I did and got divorced, we married and are truly happy and in love.

lime said...

this is excellent advice. oh, that more put it into practice.

Craver Vii said...

Thanks, Lime. Pray that I always heed this advice in my own marriage. I forget sometimes, being selfish, and neglect the treasure God allowed in my life.

Thanks for trusting our friendship to ask a sensitive question, Imac. That is a fair question. If you were not yet divorced, I would not endorse leaving the one you married. But now that you are divorced and remarried, you must never leave the one you are with... not even to go back to your first marriage. Be decent and civil with your ex, but love your wife and cling to her.

Okay, here's the hard part: (You're already divorced and remarried, so this part is not for you.) If someone told me that they are united in marriage to somebody who is not their soul mate, and they want out... regardless of whether they found someone else, I would likely rebuke them. It doesn't matter how sure they think they are, marriage is a life-long covenant. In fact, the closer I am to this individual, the more likely that my rebuke would be harsh. There is no expiration date on marriage licenses, and the best pre-nup agreement is "till death do us part."

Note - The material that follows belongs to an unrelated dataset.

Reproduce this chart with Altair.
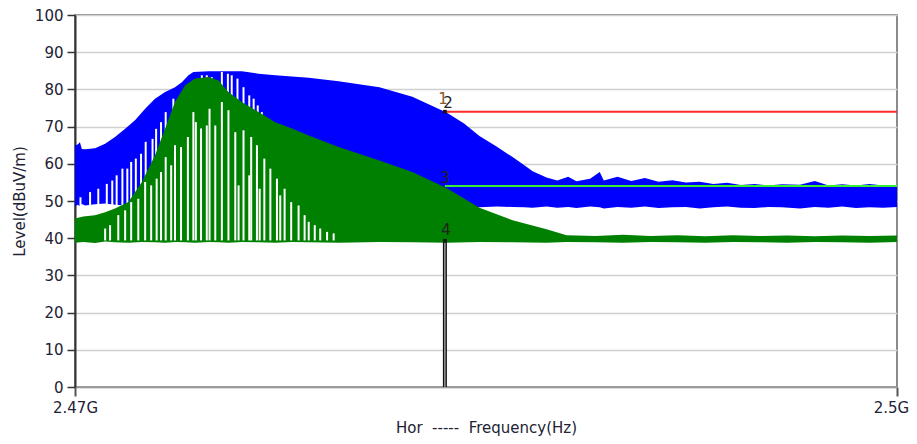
import altair as alt
import pandas as pd

# ---------------- data (frequency in MHz, level in dBuV/m) ----------------
blue_freq = [2470.00, 2470.10, 2470.18, 2470.25, 2470.37, 2470.73, 2471.10, 2471.46,
             2471.83, 2472.19, 2472.56, 2472.92, 2473.29, 2473.65, 2473.90, 2474.14,
             2474.32, 2474.87, 2476.09, 2476.70, 2477.31, 2478.53, 2479.62, 2481.11,
             2482.31, 2483.56, 2484.20, 2484.76, 2485.40, 2485.97, 2486.40, 2486.70,
             2487.21, 2487.60, 2488.00, 2488.30, 2488.80, 2489.15, 2489.30, 2489.80,
             2490.30, 2490.80, 2491.30, 2491.80, 2492.30, 2492.80, 2493.30, 2493.80,
             2494.30, 2494.80, 2495.30, 2495.80, 2496.46, 2497.00, 2497.50, 2498.00,
             2498.50, 2499.00, 2499.50, 2500.00]
blue_top = [65.0, 65.2, 65.8, 64.0, 63.9, 64.2, 65.4, 67.2,
            69.4, 71.7, 74.8, 77.5, 79.3, 80.6, 81.9, 83.8,
            84.7, 84.9, 84.9, 84.2, 83.8, 83.1, 82.2, 80.6,
            78.0, 73.8, 70.8, 67.5, 64.6, 61.8, 59.6, 58.0,
            56.3, 55.5, 56.5, 55.3, 56.0, 57.8, 55.5, 56.5,
            55.4, 56.2, 55.2, 55.6, 55.0, 55.2, 54.6, 54.9,
            54.3, 54.6, 54.2, 54.5, 54.4, 55.4, 54.2, 54.5,
            54.2, 54.6, 54.2, 54.3]
blue_low = [48.5, 49.0, 48.6, 49.2, 48.8, 49.1, 49.3, 49.0,
            48.8, 48.6, 48.5, 48.5, 48.5, 48.5, 48.5, 48.5,
            48.5, 48.5, 48.5, 48.5, 48.5, 48.5, 48.5, 48.5,
            48.5, 48.4, 48.4, 48.3, 48.5, 48.4, 48.3, 48.2,
            48.5, 48.2, 48.4, 48.1, 48.5, 48.3, 48.0, 48.4,
            48.2, 48.5, 48.1, 48.3, 48.4, 48.0, 48.3, 48.5,
            48.2, 48.1, 48.4, 48.3, 48.0, 48.4, 48.2, 48.5,
            48.1, 48.3, 48.2, 48.4]

green_freq = [2470.00, 2470.30, 2470.73, 2471.10, 2471.46, 2471.95, 2472.44, 2472.92,
              2473.29, 2473.65, 2474.02, 2474.38, 2474.87, 2475.24, 2475.60, 2476.09,
              2476.70, 2477.31, 2477.92, 2478.53, 2479.62, 2481.11, 2482.31, 2483.56,
              2484.76, 2485.97, 2487.21, 2487.94, 2489.00, 2490.00, 2491.00, 2492.00,
              2493.00, 2494.00, 2495.00, 2496.00, 2497.00, 2498.00, 2499.00, 2500.00]
green_top = [45.3, 45.8, 46.2, 47.0, 48.0, 49.7, 55.1, 62.3,
             69.5, 76.6, 81.1, 82.9, 83.3, 82.4, 79.3, 76.6,
             73.9, 71.2, 69.5, 67.6, 64.5, 60.9, 57.8, 53.5,
             48.2, 44.8, 42.4, 40.8, 40.6, 40.9, 40.6, 40.8,
             40.5, 40.8, 40.6, 40.7, 40.5, 40.7, 40.6, 40.7]
green_low = [38.8, 39.0, 38.7, 39.1, 38.9, 38.8, 39.0, 38.9,
             38.8, 39.0, 38.9, 38.8, 39.0, 38.9, 38.8, 39.0,
             38.9, 38.8, 39.0, 38.9, 38.8, 39.0, 38.9, 38.8,
             39.0, 38.9, 38.8, 39.0, 38.9, 38.8, 39.0, 38.9,
             38.8, 39.0, 38.9, 38.8, 39.0, 38.9, 38.8, 39.0]

# white gaps (hopping-channel notches) cut into the traces
blue_notch_freq = [2470.20, 2470.55, 2470.85, 2471.16, 2471.36, 2471.52, 2471.73, 2471.91,
                   2472.05, 2472.22, 2472.41, 2472.58, 2472.83, 2472.96, 2473.14, 2473.31,
                   2473.59, 2474.63, 2474.81, 2474.99, 2475.36, 2475.58, 2475.72, 2475.93,
                   2476.15, 2476.36, 2476.52, 2476.67, 2476.82]
blue_notch_top = [51.0, 52.4, 53.3, 54.6, 55.5, 56.9, 58.7, 58.7,
                  60.5, 61.4, 62.7, 65.9, 66.7, 69.4, 71.2, 73.9,
                  77.5, 83.8, 83.8, 83.3, 84.7, 84.2, 83.8, 82.9,
                  80.6, 78.4, 77.5, 75.7, 73.9]
BLUE_NOTCH_BASE = 45.0

green_notch_freq = [2471.10, 2471.28, 2471.58, 2471.83, 2472.05, 2472.31, 2472.56, 2472.78,
                    2472.98, 2473.14, 2473.31, 2473.51, 2473.65, 2473.87, 2474.12, 2474.32,
                    2474.41, 2474.60, 2474.81, 2474.91, 2475.12, 2475.36, 2475.60, 2475.85,
                    2475.97, 2476.15, 2476.36, 2476.43, 2476.64, 2476.74, 2476.91, 2477.13,
                    2477.37, 2477.49, 2477.65, 2477.89, 2478.16, 2478.38, 2478.53, 2478.75,
                    2478.95, 2479.20, 2479.44]
green_notch_top = [42.6, 43.5, 46.2, 47.5, 49.7, 50.6, 55.1, 54.2,
                   56.0, 57.8, 61.8, 59.6, 65.0, 64.5, 67.2, 73.9,
                   71.2, 69.5, 70.3, 74.8, 70.3, 76.6, 74.4, 68.5,
                   54.2, 69.0, 56.9, 67.2, 65.0, 53.3, 61.4, 58.7,
                   56.0, 51.5, 53.3, 49.7, 48.8, 46.2, 44.4, 43.5,
                   42.6, 41.7, 41.3]
GREEN_NOTCH_BASE = 39.4

# limit lines and markers
limit_start = 2483.5
limit_end = 2500.0
peak_limit = 74
avg_limit = 54
marker_freq = 2483.5
marker_line_top = 39
marker_labels = ["1", "2", "3", "4"]
marker_levels = [77.3, 76.4, 56.2, 42.3]
marker_dx = [-2, 3, 0, 1]
marker_colors = ["#8a5a2a", "#222222", "#222222", "#222222"]
marker_points = [74, 39.3]

x_tick_values = [2470, 2500]
x_tick_labels = ["2.47G", "2.5G"]
y_tick_values = [0, 10, 20, 30, 40, 50, 60, 70, 80, 90, 100]

# ---------------- chart ----------------
FONT = "DejaVu Sans"
TXT = "#222233"

label_expr = "'" + x_tick_labels[-1] + "'"
for v, l in reversed(list(zip(x_tick_values[:-1], x_tick_labels[:-1]))):
    label_expr = f"datum.value == {v} ? '{l}' : " + label_expr

xscale = alt.Scale(domain=[x_tick_values[0], x_tick_values[-1]], nice=False, zero=False)
yscale = alt.Scale(domain=[0, 100], nice=False, zero=True)

x_axis = alt.Axis(values=x_tick_values, labelExpr=label_expr, grid=False,
                  tickSize=9, labelPadding=4, labelFlush=False,
                  labelOffset={"condition": {"test": f"datum.value == {x_tick_values[-1]}", "value": -6},
                               "value": 0},
                  title="Hor\u00a0\u00a0-----\u00a0\u00a0Frequency(Hz)", titlePadding=5,
                  domainColor="#999999", domainWidth=1.5, tickColor="#555555", tickWidth=2)
y_axis = alt.Axis(values=y_tick_values, grid=True, gridColor="#d0d0d0", gridWidth=1.5,
                  tickSize=8, labelPadding=4, title="Level(dBuV/m)", titlePadding=7,
                  domainColor="#333333", domainWidth=2, tickColor="#333333", tickWidth=1.5)

X = alt.X("f:Q", scale=xscale, axis=x_axis)
Y = alt.Y("v:Q", scale=yscale, axis=y_axis)

df_blue = pd.DataFrame({"f": blue_freq, "v": blue_top, "v2": blue_low})
df_green = pd.DataFrame({"f": green_freq, "v": green_top, "v2": green_low})
df_bn = pd.DataFrame({"f": blue_notch_freq, "v": blue_notch_top,
                      "v2": [BLUE_NOTCH_BASE] * len(blue_notch_freq)})
df_gn = pd.DataFrame({"f": green_notch_freq, "v": green_notch_top,
                      "v2": [GREEN_NOTCH_BASE] * len(green_notch_freq)})
df_lim = pd.DataFrame({"f": [limit_start, limit_start], "f2": [limit_end, limit_end],
                       "v": [peak_limit, avg_limit], "c": ["#ff2a2a", "#33ee33"]})
df_mline = pd.DataFrame({"f": [marker_freq], "v": [0], "v2": [marker_line_top]})
df_mpts = pd.DataFrame({"f": [marker_freq] * len(marker_points), "v": marker_points})

blue_area = alt.Chart(df_blue).mark_area(color="#0000ff", opacity=1).encode(x=X, y=Y, y2="v2:Q")
blue_notch = alt.Chart(df_bn).mark_rule(color="white", strokeWidth=2).encode(x=X, y=Y, y2="v2:Q")
green_area = alt.Chart(df_green).mark_area(color="#008000", opacity=1).encode(x=X, y=Y, y2="v2:Q")
green_notch = alt.Chart(df_gn).mark_rule(color="white", strokeWidth=2).encode(x=X, y=Y, y2="v2:Q")
limits = alt.Chart(df_lim).mark_rule(strokeWidth=2).encode(
    x=X, x2="f2:Q", y=Y, color=alt.Color("c:N", scale=None))
mline_outer = alt.Chart(df_mline).mark_rule(color="#111111", strokeWidth=4).encode(x=X, y=Y, y2="v2:Q")
mline_inner = alt.Chart(df_mline).mark_rule(color="#bbbbbb", strokeWidth=1.2).encode(x=X, y=Y, y2="v2:Q")
mpts = alt.Chart(df_mpts).mark_point(shape="square", filled=True, color="#111111", size=14, opacity=1).encode(x=X, y=Y)

texts = []
for lab, lev, dx, col in zip(marker_labels, marker_levels, marker_dx, marker_colors):
    dft = pd.DataFrame({"f": [marker_freq], "v": [lev], "t": [lab]})
    texts.append(alt.Chart(dft).mark_text(font=FONT, fontSize=15, color=col, dx=dx,
                                          baseline="middle", align="center").encode(x=X, y=Y, text="t:N"))

chart = alt.layer(blue_area, blue_notch, green_area, green_notch, limits,
                  mline_outer, mline_inner, mpts, *texts).properties(
    width=822, height=372,
    padding={"left": 67, "top": 7, "right": 12, "bottom": 49},
    autosize=alt.AutoSizeParams(type="none"),
    background="white",
).configure_view(stroke="#666666", strokeWidth=1.5).configure_axis(
    labelFont=FONT, labelFontSize=15, labelColor=TXT,
    titleFont=FONT, titleFontSize=15, titleFontWeight="normal", titleColor=TXT,
)

chart.save("out.html", embed_options={"renderer": "svg", "actions": False})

Make sure this union does not end like the last one. Enjoy the wife you have today. Know her love language. Study her, and make her happy to be your wife.

Every Square Inch said...

I'll have to ask my wife how I'm doing in studying her. What do you think is the evidence that we're passing or even excelling? After all, in school when we study, we take quizzes, tests, exams.

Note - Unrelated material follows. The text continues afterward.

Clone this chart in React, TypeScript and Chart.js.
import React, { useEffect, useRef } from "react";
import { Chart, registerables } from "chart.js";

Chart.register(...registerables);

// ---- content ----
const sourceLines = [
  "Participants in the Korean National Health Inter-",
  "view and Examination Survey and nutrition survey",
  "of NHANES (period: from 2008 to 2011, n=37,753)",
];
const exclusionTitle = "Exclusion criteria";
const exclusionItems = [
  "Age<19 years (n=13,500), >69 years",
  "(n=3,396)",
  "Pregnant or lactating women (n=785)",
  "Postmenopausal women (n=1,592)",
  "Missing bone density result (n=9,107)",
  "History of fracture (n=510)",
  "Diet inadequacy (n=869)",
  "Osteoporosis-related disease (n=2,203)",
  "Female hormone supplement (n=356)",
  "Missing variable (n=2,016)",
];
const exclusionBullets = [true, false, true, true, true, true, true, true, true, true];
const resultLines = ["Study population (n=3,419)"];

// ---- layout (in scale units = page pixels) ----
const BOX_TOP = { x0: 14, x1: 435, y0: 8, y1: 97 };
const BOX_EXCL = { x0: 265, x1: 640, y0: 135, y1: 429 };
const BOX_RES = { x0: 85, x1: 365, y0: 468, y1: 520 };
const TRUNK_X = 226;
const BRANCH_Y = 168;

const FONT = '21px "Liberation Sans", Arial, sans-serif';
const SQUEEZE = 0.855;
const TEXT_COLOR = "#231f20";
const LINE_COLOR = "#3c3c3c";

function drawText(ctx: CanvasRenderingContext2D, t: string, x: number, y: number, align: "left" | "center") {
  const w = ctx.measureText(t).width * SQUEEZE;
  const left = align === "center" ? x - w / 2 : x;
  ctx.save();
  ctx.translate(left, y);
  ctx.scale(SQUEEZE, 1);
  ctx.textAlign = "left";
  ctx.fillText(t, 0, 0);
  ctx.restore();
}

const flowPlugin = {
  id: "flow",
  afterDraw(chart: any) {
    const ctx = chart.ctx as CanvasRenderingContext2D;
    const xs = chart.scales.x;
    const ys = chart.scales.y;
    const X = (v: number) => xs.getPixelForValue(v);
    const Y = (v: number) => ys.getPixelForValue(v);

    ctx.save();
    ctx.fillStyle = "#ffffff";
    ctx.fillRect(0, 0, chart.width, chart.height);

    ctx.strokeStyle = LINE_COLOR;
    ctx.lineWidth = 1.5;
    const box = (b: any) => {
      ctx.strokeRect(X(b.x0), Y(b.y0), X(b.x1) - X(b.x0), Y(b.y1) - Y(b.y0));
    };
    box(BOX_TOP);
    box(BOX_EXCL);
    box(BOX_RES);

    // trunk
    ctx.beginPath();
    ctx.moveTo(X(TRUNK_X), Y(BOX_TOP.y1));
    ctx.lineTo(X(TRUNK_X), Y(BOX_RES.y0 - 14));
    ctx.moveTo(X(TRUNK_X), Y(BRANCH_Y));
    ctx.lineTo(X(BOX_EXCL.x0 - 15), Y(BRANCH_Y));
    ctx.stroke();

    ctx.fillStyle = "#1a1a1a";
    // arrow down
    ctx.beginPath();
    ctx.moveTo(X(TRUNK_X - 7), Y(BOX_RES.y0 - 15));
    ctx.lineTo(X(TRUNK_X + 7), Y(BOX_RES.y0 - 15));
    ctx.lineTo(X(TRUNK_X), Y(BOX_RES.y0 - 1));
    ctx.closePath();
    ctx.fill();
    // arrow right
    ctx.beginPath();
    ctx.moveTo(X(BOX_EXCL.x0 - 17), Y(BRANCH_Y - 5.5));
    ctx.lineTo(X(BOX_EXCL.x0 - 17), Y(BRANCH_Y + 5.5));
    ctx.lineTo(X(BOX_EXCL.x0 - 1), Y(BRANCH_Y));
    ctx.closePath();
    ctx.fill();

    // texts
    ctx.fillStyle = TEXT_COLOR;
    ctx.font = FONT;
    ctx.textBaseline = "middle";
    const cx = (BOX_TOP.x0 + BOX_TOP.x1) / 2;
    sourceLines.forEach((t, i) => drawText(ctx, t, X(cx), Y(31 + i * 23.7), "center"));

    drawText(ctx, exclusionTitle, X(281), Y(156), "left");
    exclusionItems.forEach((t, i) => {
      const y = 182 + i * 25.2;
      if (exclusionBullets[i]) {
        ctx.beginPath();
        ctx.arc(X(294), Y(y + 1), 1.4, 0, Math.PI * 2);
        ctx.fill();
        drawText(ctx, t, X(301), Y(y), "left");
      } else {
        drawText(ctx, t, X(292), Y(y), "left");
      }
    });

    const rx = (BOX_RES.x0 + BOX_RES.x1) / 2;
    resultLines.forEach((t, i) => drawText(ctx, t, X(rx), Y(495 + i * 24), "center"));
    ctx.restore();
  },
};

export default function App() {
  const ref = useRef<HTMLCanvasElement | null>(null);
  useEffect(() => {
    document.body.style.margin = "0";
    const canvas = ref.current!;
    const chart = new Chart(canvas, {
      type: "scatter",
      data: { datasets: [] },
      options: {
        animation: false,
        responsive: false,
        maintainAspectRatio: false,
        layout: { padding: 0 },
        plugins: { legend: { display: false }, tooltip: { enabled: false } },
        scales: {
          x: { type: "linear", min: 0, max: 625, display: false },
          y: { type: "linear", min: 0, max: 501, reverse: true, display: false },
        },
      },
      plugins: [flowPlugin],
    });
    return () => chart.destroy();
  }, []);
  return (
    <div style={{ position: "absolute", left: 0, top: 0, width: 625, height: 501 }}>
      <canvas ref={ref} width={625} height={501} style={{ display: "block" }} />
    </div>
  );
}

Halfmom, AKA, Susan said...

Maybe we should give you guys quizes - what do you think?

Craver Vii said...

ESI, you answered your own question, didn't you? "How am I doing?" and then, "Tell me how I can do this better." The better you respond to her coaching, the better the recommendations.

Craver Vii said...

Only one tutor for me. Too many teachers makes me gassy.

mommanator said...

AH, I was married for almost 40 years before my darling passed.
I feel I knew him. We only had about 3 actual dates in the 4 years before we married! He was in the army in Japan, we corresponded for all those years. I feel I knew him better than someone might have that had seen each other every day.
Til the day he died his motto to me was "I love you more today than yesterday and a little less than tomorrow" Ah yes a romantic.
With this said I feel the best way to a wonderful married life is to keep open lines of communication and never go to bed angry-get it straightened ouit before sleeping on it! AND more important to keep God in the center of your marriage

Shiloh Guy said...

Hiya Craver!

I think you know that my wife and I were both widowed rather young. We spent almost every minute before we were married talking and asking questions about just about every aspect of life and relationship you can imagine. When we finally married we had a solid foundation based not on mere feelings but on knowledge and intelligent commitment. Our marriage is wonderful because we know each other and choose to love each other every day! I wish I could explain this to young couples who are planning on marriage.

Halfmom, AKA, Susan said...

A joy-filled Easter friend. He is RISEN!

Andrew said...


What a great and timely post! (Was that my wedding you were referring to?) I'm glad our wedding pics got to grace your blog. I have sort of had to learn this the hard way, in that I'm already finding out things that Olivia had previously told me about herself and her life, yet I've quickly forgotten them. (Was I really listening to begin with?) Maybe I should start a "Book of Olivia" and write down everything I think about her and learn about her. Maybe that might get me into trouble some days, but it sounds like a not-too-bad idea.

And FYI, the "Andrew" who has recently appeared on Susan's blog is not me.